What is outcome-based SaaS pricing?

It is pricing tied to results delivered rather than the number of user seats. Traditional SaaS charged per login because every user did work manually. When agents do the work, counting seats makes less sense, so vendors experiment with usage-based, action-based and outcome-based models. These are still settling, and some can get expensive at scale, so model your real volume against the pricing before committing.

Which businesses benefit most from next-generation SaaS?

Businesses with high volumes of routine document work, thin admin support and pressure to move fast. That means freelancers, agencies, contractors, lean startups, accountants and bookkeepers. The common thread is repetitive, rules-based or language-shaped tasks, quoting, invoicing, reminders, reporting. If your work is highly bespoke, heavily regulated or very low-volume, the benefit is smaller and you should adopt selectively.

How do I choose a next-gen SaaS tool without falling for hype?

Start from a painful, frequent workflow rather than a feature list. During the trial, run a real task and check whether the tool completes it end to end or merely suggests. Confirm it integrates with your existing tools, read the data and security terms, and model the pricing against your actual usage. Let a measured trial, not a landing page, make the decision.

Is my data safe with AI-native software?

It depends entirely on the vendor, so treat it as a requirement to verify, not assume. Before a tool sees your client and financial data, understand where it is stored, who can access it, how it is protected and how you would export your data if you leave. Mature providers are transparent about this.

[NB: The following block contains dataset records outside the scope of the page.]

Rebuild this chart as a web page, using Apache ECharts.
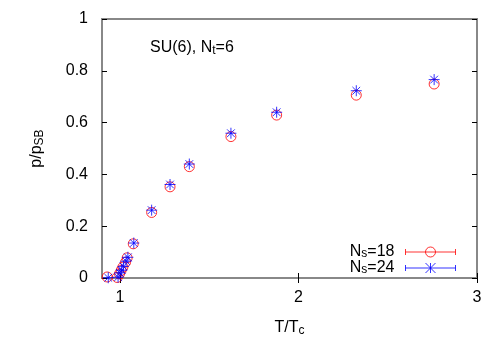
<!DOCTYPE html>
<html>
<head>
<meta charset="utf-8">
<script src="https://cdn.jsdelivr.net/npm/echarts@6/dist/echarts.min.js"></script>
<style>
  html, body { margin: 0; padding: 0; background: #fff; }
  #chart { width: 500px; height: 350px; }
</style>
</head>
<body>
<div id="chart"></div>
<script>
// T/Tc and p/pSB
const tNs18 = [0.929, 0.985, 0.998, 1.007, 1.017, 1.032, 1.041, 1.075, 1.178, 1.281, 1.389, 1.622, 1.878, 2.324, 2.760]
const pNs18 = [0.004, 0.002, 0.016, 0.029, 0.042, 0.061, 0.078, 0.132, 0.253, 0.352, 0.430, 0.546, 0.629, 0.706, 0.749]
const tNs24 = [0.935, 0.990, 1.000, 1.010, 1.020, 1.035, 1.045, 1.078, 1.178, 1.281, 1.389, 1.622, 1.878, 2.324, 2.760]
const pNs24 = [0.001, 0.003, 0.020, 0.030, 0.045, 0.065, 0.080, 0.135, 0.262, 0.361, 0.440, 0.559, 0.640, 0.723, 0.766]
const xTicks = [1, 2, 3]
const yTicks = [0, 0.2, 0.4, 0.6, 0.8, 1]

const font = 'Liberation Sans, Arial, sans-serif'
const sub = { fontSize: 12, verticalAlign: 'bottom', padding: [7, 0, 0, 0], fontFamily: font, color: '#000' }

const circleIcon = 'path://M0,5L50,5M0,2L0,8M50,2L50,8M30,5A5,5 0 1 1 20,5A5,5 0 1 1 30,5'
const starIcon = 'path://M0,5L50,5M0,2L0,8M50,2L50,8M25,0L25,10M20,0L30,10M20,10L30,0'
const starSym = 'path://M5,0L5,10M0,5L10,5M1.5,1.5L8.5,8.5M1.5,8.5L8.5,1.5'

function zip(a, b) {
  return a.map(function(v, i) { return [v, b[i]] })
}

function xAxisOpt(pos, labels) {
  return {
    type: 'value', position: pos, min: 0.9, max: 3,
    splitLine: { show: false },
    axisLine: { show: false },
    axisTick: { show: true, inside: true, length: 5, customValues: xTicks, lineStyle: { color: '#000' } },
    axisLabel: { show: labels, customValues: xTicks, margin: 12, fontSize: 16, color: '#000', fontFamily: font },
    name: labels ? 'T/T{sub|c}' : '',
    nameLocation: 'middle', nameGap: 40,
    nameTextStyle: { fontSize: 16, color: '#000', fontFamily: font, rich: { sub: sub } }
  }
}

function yAxisOpt(pos, labels) {
  return {
    type: 'value', position: pos, min: 0, max: 1,
    splitLine: { show: false },
    axisLine: { show: false },
    axisTick: { show: true, inside: true, length: 5, customValues: yTicks, lineStyle: { color: '#000' } },
    axisLabel: { show: labels, customValues: yTicks, margin: 14, fontSize: 16, color: '#000', fontFamily: font },
    name: labels ? 'p/p{sub|SB}' : '',
    nameLocation: 'middle', nameGap: 56, nameRotate: 90,
    nameTextStyle: { fontSize: 16, color: '#000', fontFamily: font, rich: { sub: sub } }
  }
}

const myChart = echarts.init(document.getElementById('chart'))
const option = {
  animation: false,
  backgroundColor: '#fff',
  grid: { left: 102, right: 23, top: 19, bottom: 72, show: true, borderColor: '#888', borderWidth: 2 },
  title: {
    text: 'SU(6), N{sub|t}=6',
    left: 145, top: 33,
    textStyle: { fontSize: 16, fontWeight: 'normal', color: '#000', fontFamily: font, rich: { sub: sub } }
  },
  legend: {
    orient: 'vertical', right: 37, bottom: 69, align: 'right', itemGap: 0,
    itemWidth: 50, itemHeight: 10,
    itemStyle: { borderWidth: 1 },
    formatter: function(name) { return name === 'Ns18' ? 'N{sub|s}=18' : 'N{sub|s}=24' },
    textStyle: { fontSize: 16, lineHeight: 16, color: '#000', fontFamily: font, padding: [0, 6, 0, 0], rich: { sub: sub } },
    data: [{ name: 'Ns18', icon: circleIcon }, { name: 'Ns24', icon: starIcon }]
  },
  xAxis: [xAxisOpt('bottom', true), xAxisOpt('top', false)],
  yAxis: [yAxisOpt('left', true), yAxisOpt('right', false)],
  series: [
    {
      name: 'Ns18', type: 'scatter', symbol: 'circle', symbolSize: 10,
      itemStyle: { color: 'none', borderColor: '#ff0000', borderWidth: 1 },
      data: zip(tNs18, pNs18)
    },
    {
      name: 'Ns24', type: 'scatter', symbol: starSym, symbolSize: 11,
      itemStyle: { color: 'none', borderColor: '#0000ff', borderWidth: 1 },
      data: zip(tNs24, pNs24)
    }
  ]
}
myChart.setOption(option)
</script>
</body>
</html>
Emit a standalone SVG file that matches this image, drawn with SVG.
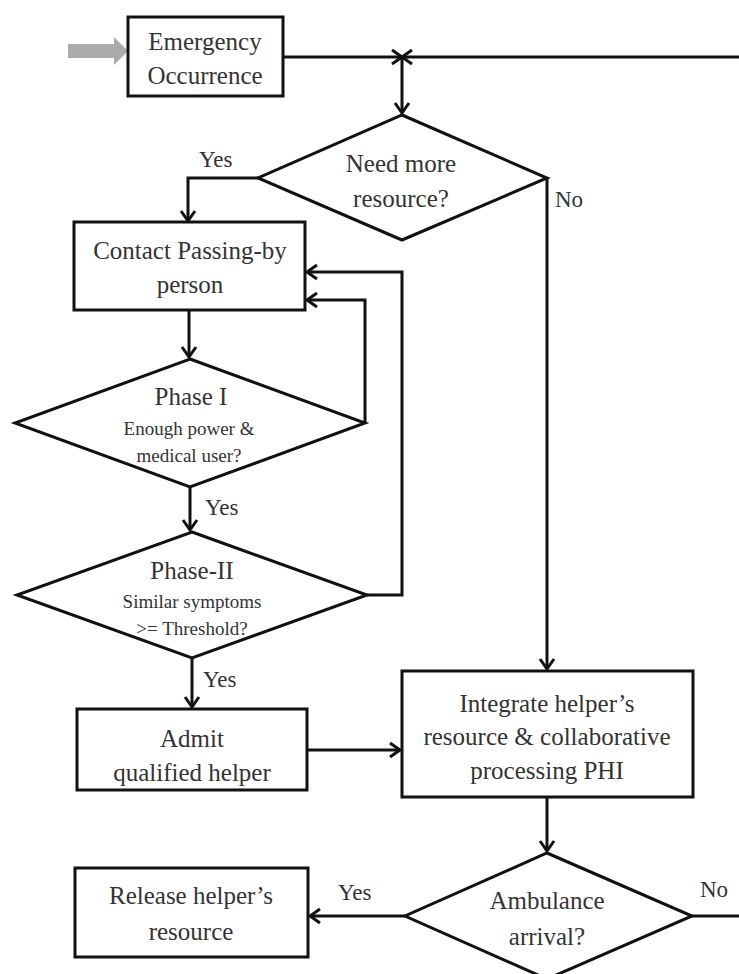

Vague answers are a reason to walk away.

How does AI-first invoicing fit into the next generation of SaaS?

Invoicing is a clean early example because billing is structured, repetitive and rules-driven. Instead of opening a template and filling fields, you describe the invoice in a sentence and the software produces a complete, professional document with correct tax and terms. The connected behavior around it, payments, reminders, recurring schedules, makes getting paid the outcome the product delivers.

What mistakes should I avoid when adopting next-gen software?

The common ones: chasing the AI buzzword instead of a real workflow, automating a broken process, skipping the human review step, ignoring data and security questions, trying to switch everything at once, misjudging pricing at scale and forgetting to bring your team along. Start with one bounded workflow, prove the value and expand from evidence rather than enthusiasm.

Do I still need to check what the AI produces?

Yes. AI can be confidently wrong, so keep a fast human checkpoint for anything client-facing or financial. Think of the output as a strong first draft: quick to produce and worth a glance before it goes out. The speed comes from removing the blank page, not from removing your judgment. A five-second review preserves trust and catches the occasional error.

Conclusion

The next generation of SaaS is less about a single breakthrough product and more about a steady change in how software behaves: it understands plain language, completes whole tasks, learns your patterns and is increasingly priced on the outcomes it delivers. The cloud foundation that made software-as-a-service successful stays in place; the layer you touch every day is what is being rebuilt around artificial intelligence.

For the businesses reading this, freelancers, agencies, contractors, startups, accountants and small teams, the smart move is not to chase every shiny launch but to adopt deliberately. Pick one repetitive, document-heavy workflow, choose a tool that genuinely completes it, keep a human review step and measure what you save. Do that, and the next generation of SaaS stops being a slogan and starts being a real, compounding advantage for your business.